Under the Skies of Seoul: The Golden Age of South Korean Cinema

Programme curated by di Cho Hyun Jin e Jung Minhwa
In collaboration with Istituto Culturale Coreano in Italia


Il Cinema Ritrovato’s first major survey of South Korean cinema showcases key works from the 1960s, a decade in which the first Korean auteurs created films that were both hugely popular and cinematically daring.
The reasons behind the emergence of this golden age are complex. Whilst technological developments such as new colour and widescreen formats played their part, the wider political context is also important to consider. Between the April Revolution of 1960 and the military coup of May 1961, government-led censorship lessened considerably. Later, the Motion Picture Laws attempted to strengthen domestic film production through imposing a strict limit on the import of foreign films, resulting in a boom in national cinema. Not only were the sheer number of productions and the audience attendance figures impressive, but there was also an increase in the variety of new genres and the introduction of numerous innovative cinematic techniques.

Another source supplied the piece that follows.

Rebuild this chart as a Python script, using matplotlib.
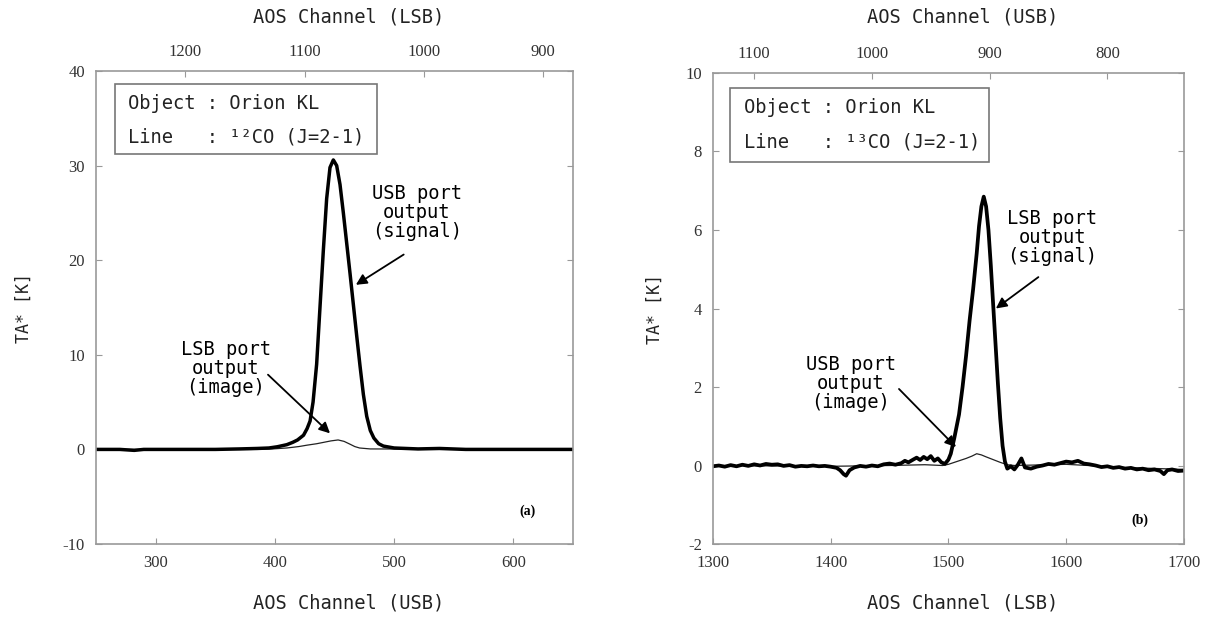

This programme centres around five of the most prolific directors of the era. We begin with Kim Ki-young, who was known for his fiercely inventive approach to independent filmmaking. To mark the centenary of his birth, we present his internationally best-known work Hanyeo (The Housemaid, 1960) alongside the world premiere of the newly restored classic Goryeojang (1963). Both films reflect the political instability of the time, employing acutely allegorical characters and distinct visual language. Shin Sang-ok’s first colour CinemaScope film Seong Chun-hyang (The Story of Chunhyang, 1961) marked the beginning of a film empire – Shin Films – that would come to define Korean cinema for the remainder of the decade, producing over 150 titles. The brief period of creative freedom during the early 1960s was also witness to another critically lauded work, Yu Hyun-mok’s Obaltan (Aimless Bullet, 1961), which captures the desperate living conditions of Seoul’s Haebangchon neighbourhood following the Korean War. Kim Soo-yong’s Hyeolmaek (Bloodline, 1963) – set in the same district – raised the bar for early realist filmmaking in Korea with its compassionate account of the residents’ lives. Angae (Mist, 1967) applies a radically different approach in adapting a celebrated short story and is, alongside Lee Man-hee’s Hyuil (A Day Off, 1968, banned and unseen until 2005), one of the few fully fledged modernist films to have emerged from the era. If the decade opened with the optimism of the April Revolution, the second half of the 1960s brought with it a feeling of despair and resentment. These films capture the mood of this volatile time.
This programme wouldn’t have been possible without the generous support of the Korean Film Archive, providing us with the film prints and fine restorations.